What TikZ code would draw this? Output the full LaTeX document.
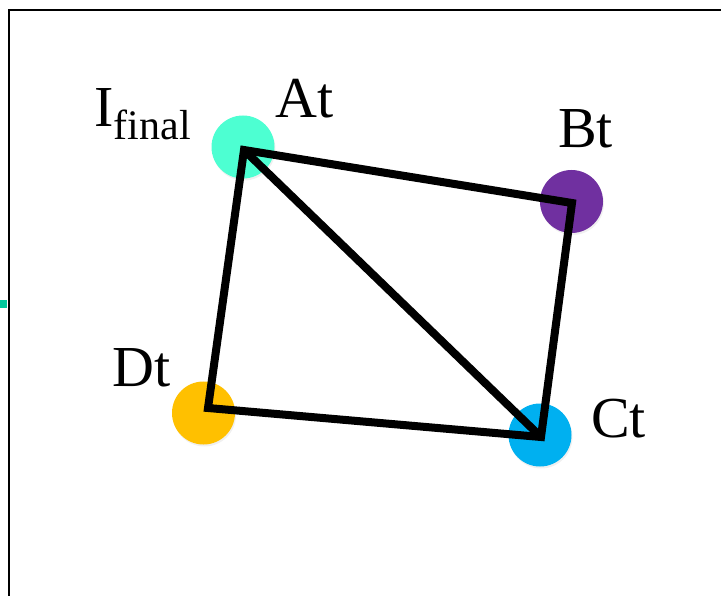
\documentclass[tikz,border=0pt]{standalone}
\usepackage{fontspec}
\setmainfont{Liberation Serif}
\usetikzlibrary{shadows}
\definecolor{aqua}{HTML}{4DFFD2}
\definecolor{plum}{HTML}{7030A0}
\definecolor{sky}{HTML}{00B0F0}
\definecolor{gold}{HTML}{FFC000}
\definecolor{mint}{HTML}{00C89C}

\begin{document}
\begin{tikzpicture}[x=1pt,y=-1pt,
  dot/.style={circle,inner sep=0pt,minimum size=63pt,draw=none,
    drop shadow={opacity=0.12,shadow xshift=1pt,shadow yshift=-2pt}},
  lbl/.style={anchor=base west,inner sep=0pt,font=\fontsize{58}{60}\selectfont},
  side/.style={line width=8pt,line join=miter}]
\useasboundingbox (0,0) rectangle (721,596);
% frame
\coordinate (fb) at (9,597);
\coordinate (fr) at (722,10);
\draw[line width=2pt] (fb) |- (fr);
\fill[mint] (0,300) rectangle (7,308);
% points
\node[dot,fill=aqua] at(243,147)(A){};
\node[dot,fill=plum] at(571.5,201.5)(B){};
\node[dot,fill=sky] at(540,435)(C){};
\node[dot,fill=gold] at(203.5,413)(D){};
% labels
\node[lbl] at(94,127)(lI){I};
\node[lbl,font=\fontsize{42}{44}\selectfont] at(lI.base east)[yshift=-13pt](lf){final};
\node[lbl] at(275,118)(lA){At};
\node[lbl] at(558,148)(lB){Bt};
\node[lbl] at(112,387)(lD){Dt};
\node[lbl] at(591,437)(lC){Ct};
% square and diagonal
\coordinate (a) at (244,150);
\coordinate (b) at (572,203);
\coordinate (c) at (541,437);
\coordinate (d) at (208,408);
\draw[side] (a) -- (b) -- (c) -- (d) -- cycle;
\draw[side] (a) -- (c);
\end{tikzpicture}
\end{document}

== BRIEF ==
Make an exact copy of the whole listing, but don't bring over any pictures.

== CORRECT ANSWER ==
What TikZ code would draw this? Output the full LaTeX document.
\documentclass[tikz,border=0pt]{standalone}
\usepackage{fontspec}
\setmainfont{Liberation Serif}
\usetikzlibrary{shadows}
\definecolor{aqua}{HTML}{4DFFD2}
\definecolor{plum}{HTML}{7030A0}
\definecolor{sky}{HTML}{00B0F0}
\definecolor{gold}{HTML}{FFC000}
\definecolor{mint}{HTML}{00C89C}

\begin{document}
\begin{tikzpicture}[x=1pt,y=-1pt,
  dot/.style={circle,inner sep=0pt,minimum size=63pt,draw=none,
    drop shadow={opacity=0.12,shadow xshift=1pt,shadow yshift=-2pt}},
  lbl/.style={anchor=base west,inner sep=0pt,font=\fontsize{58}{60}\selectfont},
  side/.style={line width=8pt,line join=miter}]
\useasboundingbox (0,0) rectangle (721,596);
% frame
\coordinate (fb) at (9,597);
\coordinate (fr) at (722,10);
\draw[line width=2pt] (fb) |- (fr);
\fill[mint] (0,300) rectangle (7,308);
% points
\node[dot,fill=aqua] at(243,147)(A){};
\node[dot,fill=plum] at(571.5,201.5)(B){};
\node[dot,fill=sky] at(540,435)(C){};
\node[dot,fill=gold] at(203.5,413)(D){};
% labels
\node[lbl] at(94,127)(lI){I};
\node[lbl,font=\fontsize{42}{44}\selectfont] at(lI.base east)[yshift=-13pt](lf){final};
\node[lbl] at(275,118)(lA){At};
\node[lbl] at(558,148)(lB){Bt};
\node[lbl] at(112,387)(lD){Dt};
\node[lbl] at(591,437)(lC){Ct};
% square and diagonal
\coordinate (a) at (244,150);
\coordinate (b) at (572,203);
\coordinate (c) at (541,437);
\coordinate (d) at (208,408);
\draw[side] (a) -- (b) -- (c) -- (d) -- cycle;
\draw[side] (a) -- (c);
\end{tikzpicture}
\end{document}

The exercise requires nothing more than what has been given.